14. Economic aid institutions have played an integral part in promoting pro-poor growth, and should continue to play a large role in this way.
15. Besley explained that the old view held by economists regarding the negative effect of wealth distribution on investment and incentives has been proven false. Furthermore, he strongly advised against looking at pro-poor growth from a wealth distribution perspective, stating that it could not provide any important insights.
16. Finally, Besley stated that the pro-poor growth debate should focus on incentive structures that exist in a given economy, not on the merits of one political economy versus another.
17. Comments and questions raised in the discussion included:
- Sometimes generous subsidies are needed, and public-private partnerships ought to be revised and re-thought for developing country contexts.
- Strict property rights in certain parts of Africa might result in tenant workers being forced off the land, which would have negative effects on the economy.
- A concentration on agricultural investment to promote pro-poor growth might not be the most effective method. This is an area that demands more attention and research.
- Politics also have to be considered when drafting pro-poor policy. There is an intense debate in the UK over wealth re-distribution. If the rich are becoming 'too rich' in developed countries, are inheritance taxes and other, similar measures really a fair way to address this?
Broad-based growth is critical for accelerating poverty reduction, but income inequality also affects the pace at which growth translates into gains for the poor.
Despite the attention researchers have given to the relative roles of growth and inequality in reducing poverty, little is known about how the micro-underpinnings of growth strategies affect poor households' ability to participate in and profit from growth.
At this ODI and World Bank event, Louise Cord presented insights from eight countries that have been relatively successful in delivering pro-poor growth: Bangladesh, Brazil, Ghana, India, Indonesia, Tunisia, Uganda and Vietnam.
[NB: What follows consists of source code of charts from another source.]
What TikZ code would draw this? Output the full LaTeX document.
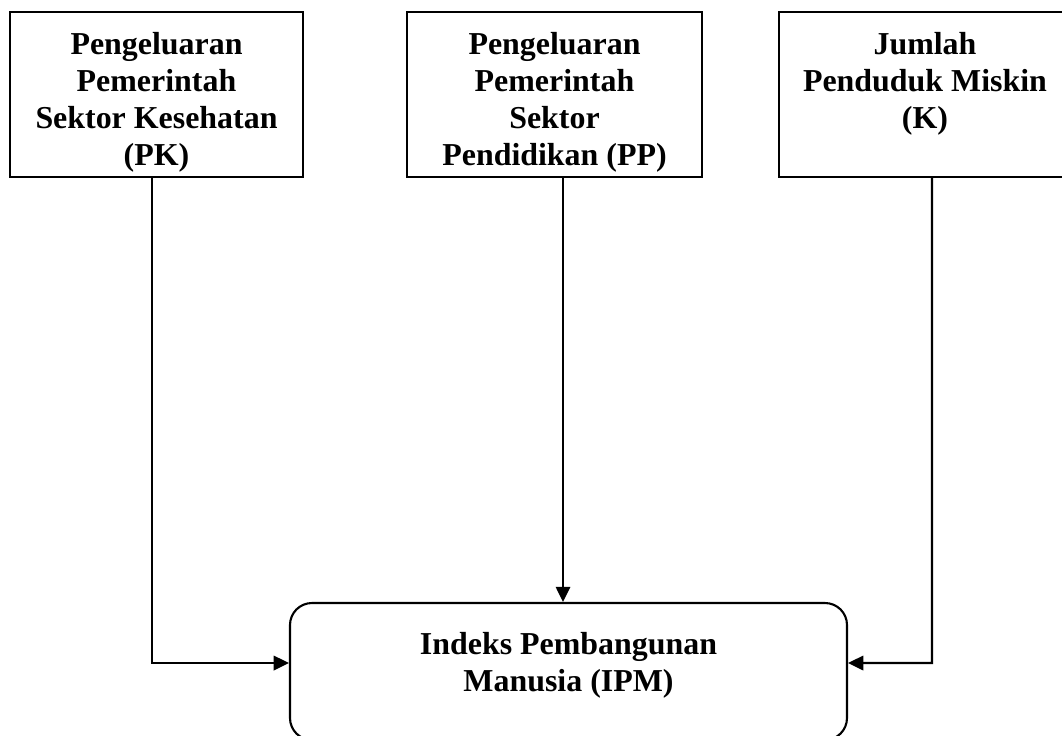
\documentclass[tikz,border=0pt]{standalone}
\usepackage{fontspec}
\setmainfont{Liberation Serif}
\usepackage{tikz}
\usetikzlibrary{arrows.meta, positioning, calc}

\begin{document}
\begin{tikzpicture}[
  varbox/.style={draw, line width=1.5pt, minimum height=4.125cm},
  ipmbox/.style={draw, line width=1.5pt, rounded corners=0.55cm, minimum width=13.925cm, minimum height=3.425cm},
  boxtext/.style={anchor=north, align=center, inner sep=2pt, font=\fontsize{22.7}{26.3}\selectfont\bfseries},
  flow/.style={line width=1.5pt, -{Triangle[length=0.38cm, width=0.36cm]}}
]
  \useasboundingbox (0,0) rectangle (26.55,-18.375);
  % independent variables
  \node[varbox, minimum width=7.325cm] (pk) at (3.9125,-2.3625) {};
  \node[boxtext] (pktext) at ([yshift=-0.46cm]pk.north) {
    Pengeluaran\\
    Pemerintah\\
    Sektor Kesehatan\\
    (PK)
  };
  \node[varbox, minimum width=7.375cm] (pp) at (13.8625,-2.3625) {};
  \node[boxtext] (pptext) at ([yshift=-0.46cm]pp.north) {
    Pengeluaran\\
    Pemerintah\\
    Sektor\\
    Pendidikan (PP)
  };
  \node[varbox, minimum width=7.3cm] (k) at (23.125,-2.3625) {};
  \node[boxtext] (ktext) at ([yshift=-0.46cm]k.north) {
    Jumlah\\
    Penduduk Miskin\\
    (K)
  };
  % dependent variable
  \node[ipmbox] (ipm) at (14.2125,-16.7875) {};
  \node[boxtext] (ipmtext) at ([yshift=-0.68cm]ipm.north) {
    Indeks Pembangunan\\
    Manusia (IPM)
  };
  \coordinate (pkturn) at (3.8,-16.575);
  \coordinate (kturn) at (23.3,-16.575);
  \draw[flow] ([xshift=-0.1125cm]pk.south) -- (pkturn) -- (pkturn -| ipm.west);
  \draw[flow] ([xshift=0.2125cm]pp.south) -- ([xshift=0.2125cm]pp.south |- ipm.north);
  \draw[flow] ([xshift=0.175cm]k.south) -- (kturn) -- (kturn -| ipm.east);
\end{tikzpicture}
\end{document}
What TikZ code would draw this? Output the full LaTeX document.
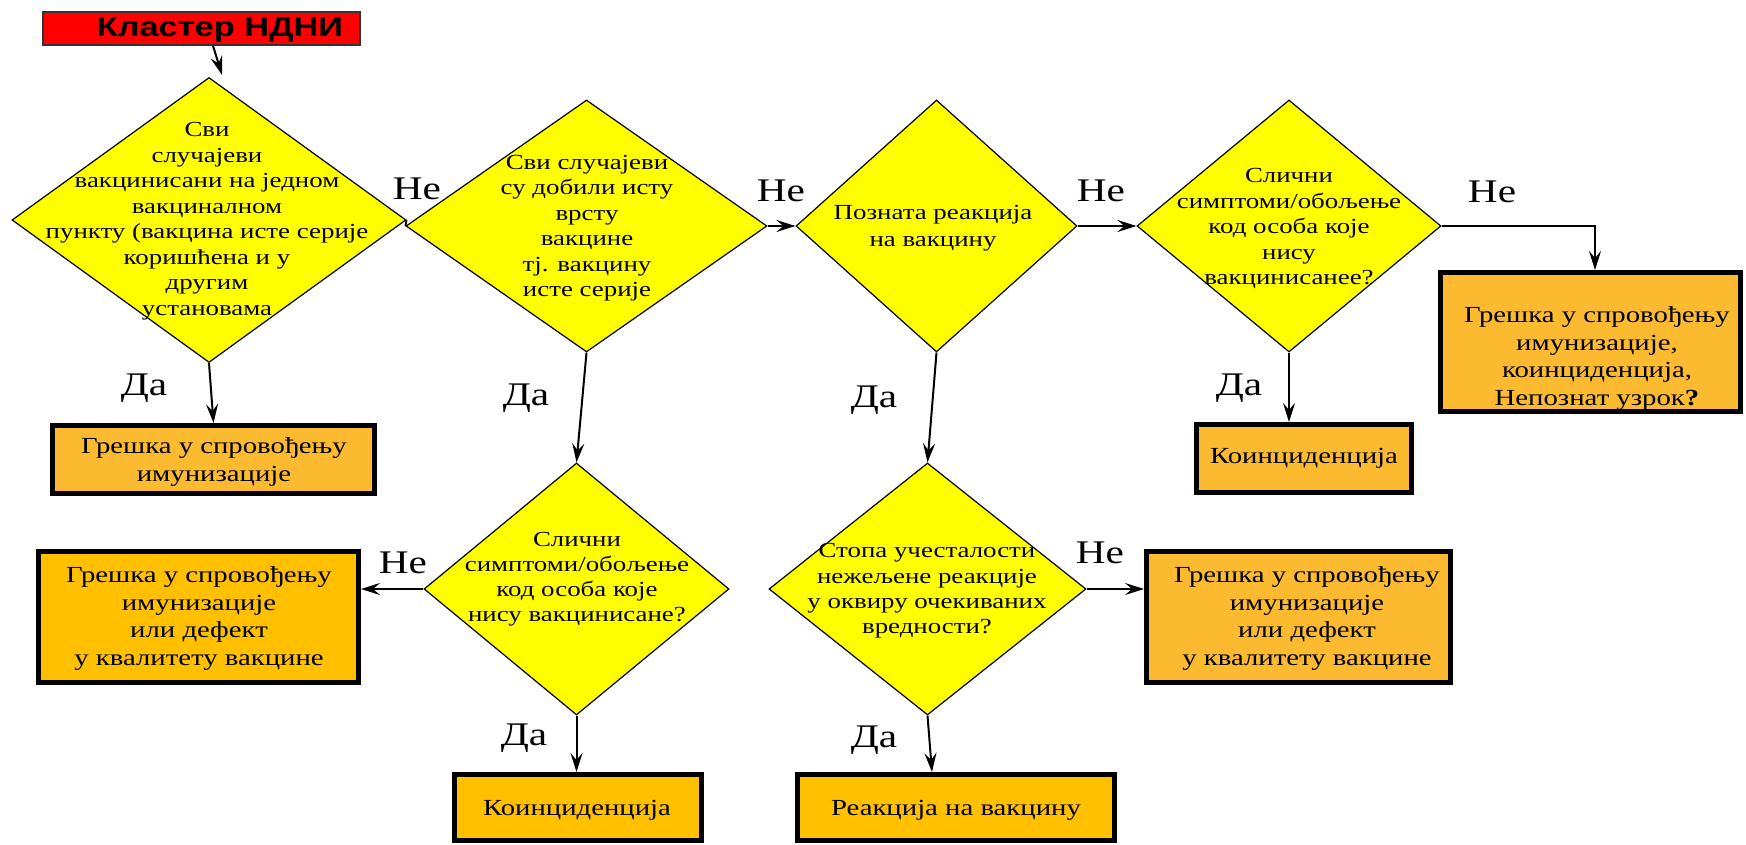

She drew on case studies collected under her and Tim Besley's direction in 'Delivering on the Promise of Pro-Poor Growth: Insights and Lessons from Country Experiences' (World Bank/Palgrave Macmillan, November 2006) in an approach which integrated growth analytics with the micro-analysis of household data.
Michael Grimm presented his findings and challenges related to the measurement and analysis of pro-poor growth, drawing on a separate series of case studies collected in Michael Grimm, Stephan Klasen and Andrew McKay (ed.s), 'Determinants of Pro-Poor Growth: Analytical Issues and Findings from Country Cases' (World Bank/Palgrave Macmillan, January 2007).